Even though the culinary collection is much more accepted by today’s generation of Schlesinger curators, it –– and food studies in general –– still deals with criticism from the larger academy. The term “food studies” only came into widespread use in 1996, so it is still a fledgeling discipline. Professor of Romance Languages and Literatures Janet Beizer teaches courses that often deal heavily with food history. She says that others sometimes view her work as non-academic because culinary matters are seen as “the equivalent of the domestic sphere in the world.”
“In fact, women's scholars have often spoken quite defensively to me if I try to talk about food,” she says. “They'll say, ‘Oh, I don't go there. I write books. I don't talk about food.’ Making it into a binary. And, I like to think, ‘I write books. But I also talk about food.’ Food is something we take into our bodies, into our mouths. The psychoanalytic, the anthropological, the literary, the theological components are just manifest. And so I have a hard time accepting intellectual second-ranking of the alimentary. So for me, it's not just food –– it's eating as process.”
In her work, Beizer aims to illustrate the gender bias in food studies while showing that it’s an intellectually viable field. “There’s no binary opposition of the craft of cooking and the art of thinking about food.”
While Beizer’s advocacy for food studies grounds itself in the theoretical significance of the discipline, several of the collection’s holdings make a concrete case for themselves by virtue of time’s passage.
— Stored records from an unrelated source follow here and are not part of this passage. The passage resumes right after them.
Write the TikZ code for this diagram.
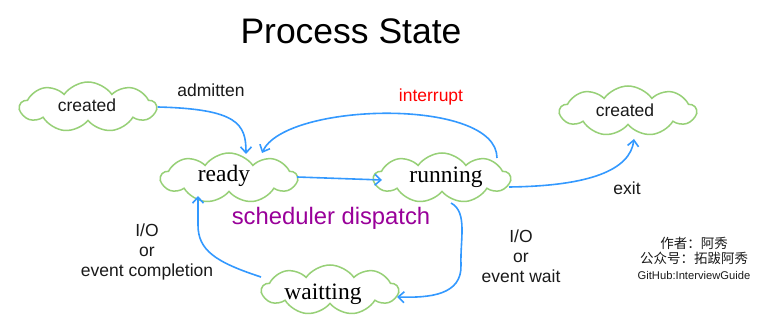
\documentclass[tikz,border=0pt]{standalone}
\usepackage{fontspec}
\setmainfont{Liberation Serif}
\setsansfont{Liberation Sans}
\newfontfamily\cjkfont{Noto Sans CJK SC}
\usetikzlibrary{shapes.symbols,arrows.meta}
\definecolor{cloudgreen}{HTML}{97D077}
\definecolor{arrowblue}{HTML}{3399FF}
\definecolor{txtgray}{HTML}{1A1A1A}
\definecolor{dispatchpurple}{HTML}{990099}
\tikzset{
  statecloud/.style={cloud, cloud puffs=9, cloud puff arc=110, cloud ignores aspect, draw=cloudgreen, line width=1.5pt, fill=white,
    minimum width=136pt, minimum height=50pt, inner sep=0pt},
  serifstate/.style={font=\fontsize{23.5}{26}\selectfont\rmfamily, text=black},
  sansstate/.style={font=\fontsize{17.5}{20}\selectfont\sffamily, text=txtgray},
  lbl/.style={font=\fontsize{17.5}{20}\selectfont\sffamily, text=txtgray, align=center, inner sep=0pt},
  flow/.style={draw=arrowblue, line width=1.6pt, -{Straight Barb[length=6pt,width=11pt,line width=1.6pt]}},
}
\begin{document}
\begin{tikzpicture}[x=1pt,y=-1pt]
\useasboundingbox[fill=white] (0,0) rectangle (772,328);

% title
\node[font=\fontsize{35.5}{40}\selectfont\sffamily, text=black, inner sep=0pt] (title) at (351,31) {Process State};

% clouds
\node[statecloud] (c1) at (88,107) {};
\node[sansstate] at (87,105) {created};
\node[statecloud] (ready) at (229,178) {};
\node[serifstate] at (224,176) {ready};
\node[statecloud] (run) at (442,178) {};
\node[serifstate] at (446,177) {running};
\node[statecloud] (c2) at (628,111) {};
\node[sansstate] at (625,110) {created};
\node[statecloud] (wait) at (330,290) {};
\node[serifstate] at (323,294) {waitting};

% named points
\coordinate (admitEnd) at (246,154);
\coordinate (intStart) at (497,158);
\coordinate (intEnd) at (262,153);
\coordinate (exitStart) at (509,187);
\coordinate (exitEnd) at (634,139);
\coordinate (rdStart) at (297,177);
\coordinate (rdEnd) at (382,180);
\coordinate (wStart) at (451,203);
\coordinate (wEnd) at (397,297);
\coordinate (ioStart) at (261,277);
\coordinate (ioEnd) at (198,196);

% connectors
\draw[flow] ([yshift=0pt]c1.east) .. controls +(80,2) and +(0,-30) .. (admitEnd);
\draw[flow] (intStart) .. controls (497,97) and (285,102) .. (intEnd);
\draw[flow] (rdStart) -- (rdEnd);
\draw[flow] (exitStart) .. controls (590,186) and (630,170) .. (exitEnd);
\draw[flow] (wStart) .. controls (468,212) and (460,240) .. (461,265) .. controls (462,295) and (430,298) .. (wEnd);
\draw[flow] (ioStart) .. controls (215,262) and (198,250) .. (198,225) -- (ioEnd);

% labels
\node[lbl] (admit) at (211,90) {admitten};
\node[lbl, text=red] (intr) at (431,97) {interrupt};
\node[lbl, font=\fontsize{23.8}{26}\selectfont\sffamily, text=dispatchpurple] (sched) at (331,218) {scheduler dispatch};
\node[lbl] (exitl) at (627,188) {exit};
\node[lbl, font=\fontsize{17.5}{20}\selectfont\sffamily] (io1) at (147,252) {I/O\\or\\event completion};
\node[lbl, font=\fontsize{17.5}{20}\selectfont\sffamily] (io2) at (521,256) {I/O\\or\\event wait};
\node[lbl, font=\fontsize{11.2}{15.5}\selectfont\sffamily] (author) at (694,258) {{\cjkfont\fontsize{13.5}{15.5}\selectfont 作者：阿秀}\\{\cjkfont\fontsize{13.5}{15.5}\selectfont 公众号：拓跋阿秀}\\GitHub:InterviewGuide};
\end{tikzpicture}
\end{document}
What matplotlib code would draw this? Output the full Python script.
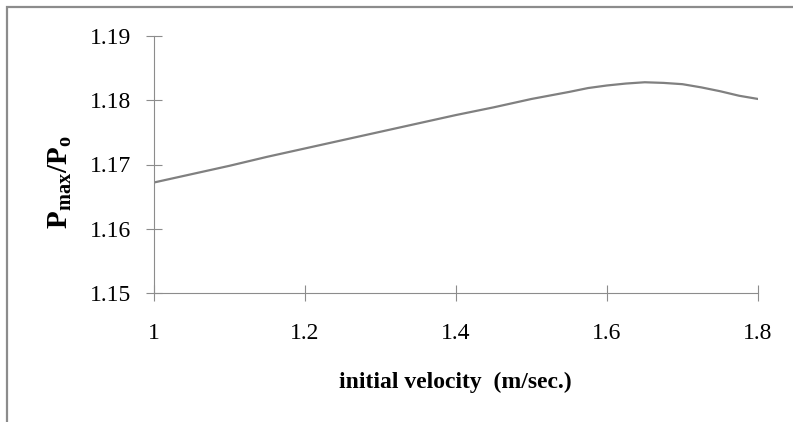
import numpy as np
import matplotlib
matplotlib.use('Agg')
import matplotlib.pyplot as plt
from matplotlib.patches import Rectangle

# values
velocity = [1.00, 1.05, 1.10, 1.15, 1.20, 1.25, 1.30, 1.35, 1.40, 1.45, 1.50,
            1.55, 1.575, 1.60, 1.625, 1.65, 1.675, 1.70, 1.725, 1.75, 1.775, 1.80]
pressure_ratio = [1.1672, 1.1685, 1.1698, 1.1712, 1.1725, 1.1738, 1.1751, 1.1764, 1.1777, 1.1789, 1.1802,
                  1.1813, 1.1819, 1.1823, 1.1826, 1.1828, 1.1827, 1.1825, 1.1820, 1.1814, 1.1807, 1.1802]
x_ticks = [1.0, 1.2, 1.4, 1.6, 1.8]
x_tick_labels = ['1', '1.2', '1.4', '1.6', '1.8']
y_ticks = [1.15, 1.16, 1.17, 1.18, 1.19]

plt.rcParams['font.family'] = 'Liberation Serif'
plt.rcParams['mathtext.fontset'] = 'custom'
plt.rcParams['mathtext.rm'] = 'Liberation Serif'
plt.rcParams['mathtext.bf'] = 'Liberation Serif:bold'

W, H = 793, 422
fig = plt.figure(figsize=(W / 100, H / 100), dpi=100)

# outer chart border (cut off on the right and bottom)
fig.patches.append(Rectangle((7 / W, -0.2), 1.2, 1.2 - 7 / H, transform=fig.transFigure,
                             fill=False, edgecolor='#8c8c8c', linewidth=1.6, clip_on=False))

ax = fig.add_axes([154 / W, 1 - 293 / H, 604 / W, 257 / H])
ax.plot(velocity, pressure_ratio, color='#808080', linewidth=1.6)

ax.set_xlim(1.0, 1.8)
ax.set_ylim(1.15, 1.19)
ax.set_xticks(x_ticks)
ax.set_xticklabels(x_tick_labels)
ax.set_yticks(y_ticks)
ax.set_yticklabels([f'{v:.2f}' for v in y_ticks])

for side in ['top', 'right']:
    ax.spines[side].set_visible(False)
for side in ['left', 'bottom']:
    ax.spines[side].set_color('#8c8c8c')
    ax.spines[side].set_linewidth(0.8)

ax.tick_params(axis='both', direction='inout', length=11, width=0.8, color='#8c8c8c',
               labelsize=17, labelcolor='black')
ax.tick_params(axis='y', pad=11)
ax.tick_params(axis='x', pad=16)

fig.text(455 / W, 1 - 382 / H, 'initial velocity  (m/sec.)', ha='center', va='center',
         fontsize=17, fontweight='bold')
fig.text(60 / W, 1 - 182 / H, r'$\mathbf{P_{max}/P_o}$', ha='center', va='center',
         rotation=90, fontsize=21)

fig.savefig('out.png', dpi=100)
While it has always carried cultural importance, the Eskimo Cookbook now carries greater weight beyond the confines of the food studies discipline. Due to climate change, the island of Shishmaref is eroding into the sea — the coastline is disappearing at a rate of up to 10 feet per year. The federal government ordered the town’s residents to evacuate to the mainland several years ago, the town finally voted to move in 2016.
“The permafrost that they're using for some of the recipes in the book isn't even there anymore,” Altieri says. “This is the only published item that has come out of that community. So this cookbook has just become the most precious document about the culture.”